[Python-Dev] co_firstlineno on decorated functions (original) (raw)

Terry Reedy tjreedy at udel.edu
Tue Aug 3 19:25:28 CEST 2010


On 8/3/2010 8:48 AM, Antoine Pitrou wrote:

On Tue, 3 Aug 2010 22:25:01 +1000 Nick Coghlan<ncoghlan at gmail.com> wrote:

On Tue, Aug 3, 2010 at 1:40 PM, Eli Bendersky<eliben at gmail.com> wrote:

The first print out correctly specifies the line "def foo" is in. However, the second one points to the line with "@dummydecorator" instead of "def bar". [Python 2.6]
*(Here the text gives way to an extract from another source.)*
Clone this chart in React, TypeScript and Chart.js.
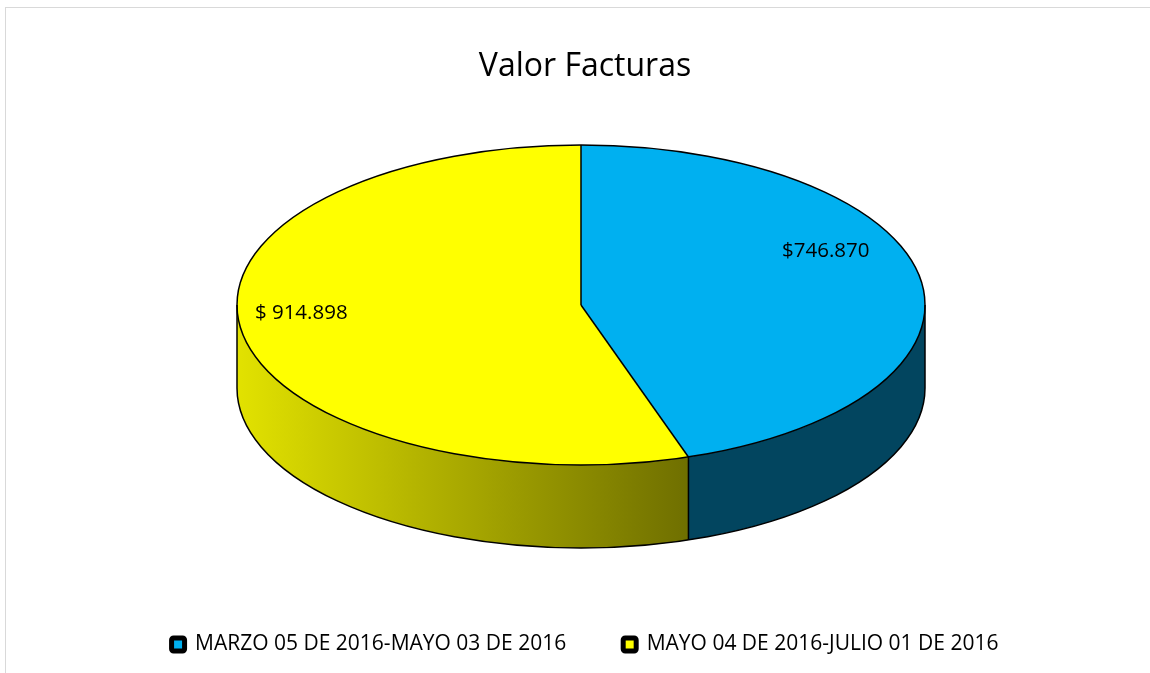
import { useEffect, useRef } from "react";
import { Chart, registerables } from "chart.js";

Chart.register(...registerables);

const chartTitle = "Valor Facturas";
const categories = ["MARZO 05 DE 2016-MAYO 03 DE 2016", "MAYO 04 DE 2016-JULIO 01 DE 2016"];
const values = [746870, 914898];
const valueLabels = ["$746.870", "$ 914.898"];
const topColors = ["#00B0F0", "#FFFF00"];
const sideColors = [
  ["#02455F", "#02455F"],
  ["#E2E200", "#6A6A00"],
];

const FONT = "'Open Sans', 'Noto Sans', sans-serif";

const pie3d = {
  id: "pie3d",
  beforeDatasetsDraw(chart: any, _args: any, opts: any) {
    const { cx, cy, rx, ry, depth } = opts;
    const ctx: CanvasRenderingContext2D = chart.ctx;
    const arcs: any[] = chart.getDatasetMeta(0).data;
    if (!arcs.length) return;
    arcs.forEach((arc, i) => {
      const a0 = Math.max(arc.startAngle, 0);
      const a1 = Math.min(arc.endAngle, Math.PI);
      if (a1 <= a0) return;
      ctx.save();
      ctx.beginPath();
      ctx.ellipse(cx, cy, rx, ry, 0, a0, a1, false);
      ctx.ellipse(cx, cy + depth, rx, ry, 0, a1, a0, true);
      ctx.closePath();
      const g = ctx.createLinearGradient(cx - rx, 0, cx + rx * 0.37, 0);
      g.addColorStop(0, sideColors[i][0]);
      g.addColorStop(1, sideColors[i][1]);
      ctx.fillStyle = g;
      ctx.fill();
      ctx.restore();
    });
    const a = arcs[0];
    ctx.save();
    ctx.translate(cx, cy);
    ctx.scale(rx / a.outerRadius, ry / a.outerRadius);
    ctx.translate(-a.x, -a.y);
  },
  afterDatasetsDraw(chart: any, _args: any, opts: any) {
    const ctx: CanvasRenderingContext2D = chart.ctx;
    ctx.restore();
    const { cx, cy, rx, ry, depth, labelOffsets } = opts;
    const arcs: any[] = chart.getDatasetMeta(0).data;
    if (!arcs.length) return;
    ctx.save();
    ctx.strokeStyle = "#000";
    ctx.lineWidth = 1.5;
    ctx.lineJoin = "round";
    // side outlines
    ctx.beginPath();
    ctx.ellipse(cx, cy + depth, rx, ry, 0, 0, Math.PI, false);
    ctx.stroke();
    const verticals = [0, Math.PI];
    arcs.forEach((arc) => {
      if (arc.startAngle > 0 && arc.startAngle < Math.PI) verticals.push(arc.startAngle);
    });
    verticals.forEach((t) => {
      const x = cx + rx * Math.cos(t);
      const y = cy + ry * Math.sin(t);
      ctx.beginPath();
      ctx.moveTo(x, y);
      ctx.lineTo(x, y + depth);
      ctx.stroke();
    });
    // top outline
    ctx.beginPath();
    ctx.ellipse(cx, cy, rx, ry, 0, 0, Math.PI * 2);
    ctx.stroke();
    arcs.forEach((arc) => {
      ctx.beginPath();
      ctx.moveTo(cx, cy);
      ctx.lineTo(cx + rx * Math.cos(arc.startAngle), cy + ry * Math.sin(arc.startAngle));
      ctx.stroke();
    });
    // value labels
    ctx.fillStyle = "#000";
    ctx.font = `20.5px ${FONT}`;
    ctx.textAlign = "center";
    ctx.textBaseline = "middle";
    arcs.forEach((arc, i) => {
      const mid = (arc.startAngle + arc.endAngle) / 2;
      const x = cx + rx * 0.8 * Math.cos(mid) + labelOffsets[i][0];
      const y = cy + ry * 0.8 * Math.sin(mid) + labelOffsets[i][1];
      ctx.fillText(valueLabels[i], x, y);
    });
    ctx.restore();
  },
};

export default function App() {
  const ref = useRef<HTMLCanvasElement | null>(null);
  useEffect(() => {
    if (!ref.current) return;
    const chart = new Chart(ref.current, {
      type: "pie",
      data: {
        labels: categories,
        datasets: [
          {
            data: values,
            backgroundColor: topColors,
            borderWidth: 0,
          },
        ],
      },
      plugins: [pie3d as any],
      options: {
        responsive: false,
        animation: false,
        events: [],
        layout: { padding: { left: 20, right: 0, top: 0, bottom: 8 } },
        plugins: {
          title: {
            display: true,
            text: chartTitle,
            color: "#000",
            font: { family: FONT, size: 32, weight: "normal" },
            padding: { top: 48, bottom: 20 },
          },
          legend: {
            position: "bottom",
            labels: {
              color: "#000",
              font: { family: FONT, size: 21 },
              boxWidth: 13,
              boxHeight: 13,
              padding: 57,
              useBorderRadius: true,
              borderRadius: 2,
              generateLabels: () =>
                categories.map((t, i) => ({
                  text: t,
                  fillStyle: topColors[i],
                  strokeStyle: "#000",
                  lineWidth: 5,
                  hidden: false,
                  index: i,
                  datasetIndex: 0,
                  borderRadius: 2,
                })),
            },
          },
          tooltip: { enabled: false },
          pie3d: {
            cx: 581,
            cy: 305,
            rx: 344,
            ry: 160,
            depth: 83,
            labelOffsets: [
              [-27, -34],
              [-8, -12],
            ],
          },
        } as any,
      },
    });
    return () => chart.destroy();
  }, []);
  return (
    <div>
      <div
        style={{
          position: "fixed",
          left: 5,
          top: 7,
          right: 0,
          bottom: 0,
          borderTop: "1px solid #d9d9d9",
          borderLeft: "1px solid #d9d9d9",
        }}
      />
      <canvas
        ref={ref}
        width={1150}
        height={673}
        style={{ position: "fixed", left: 0, top: 0, display: "block" }}
      />
    </div>
  );
}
The side-effects of this behavior can be easily seen in the output of modules like trace and profile. Would you say it's normal, or could this be considered a bug? Since the decorator is as much a part of the function definition as the def line is, I would say that it is correct (the name says "firstlineno", not "deflineno"). That's debatable. Since writing: @b def a(): ... is equivalent to: def a(): ... a = b(a)

The difference is that 'a=b(a)' is a standalone statement which could moved down with other statements interposed, while '@b' is neither a statement nor expression but a def statement prefix, and is documented as such.

A dynamic difference between the constructs, as least with CPython, is that the decorator form does just one namespace binding instead of two.

and in the latter case cofirstlineno points to the "def a()" line.

Furthermore, cofirstlineno is an attribute of the code object, not the function object, so it shouldn't ideally depend on whether a decorator was applied or not.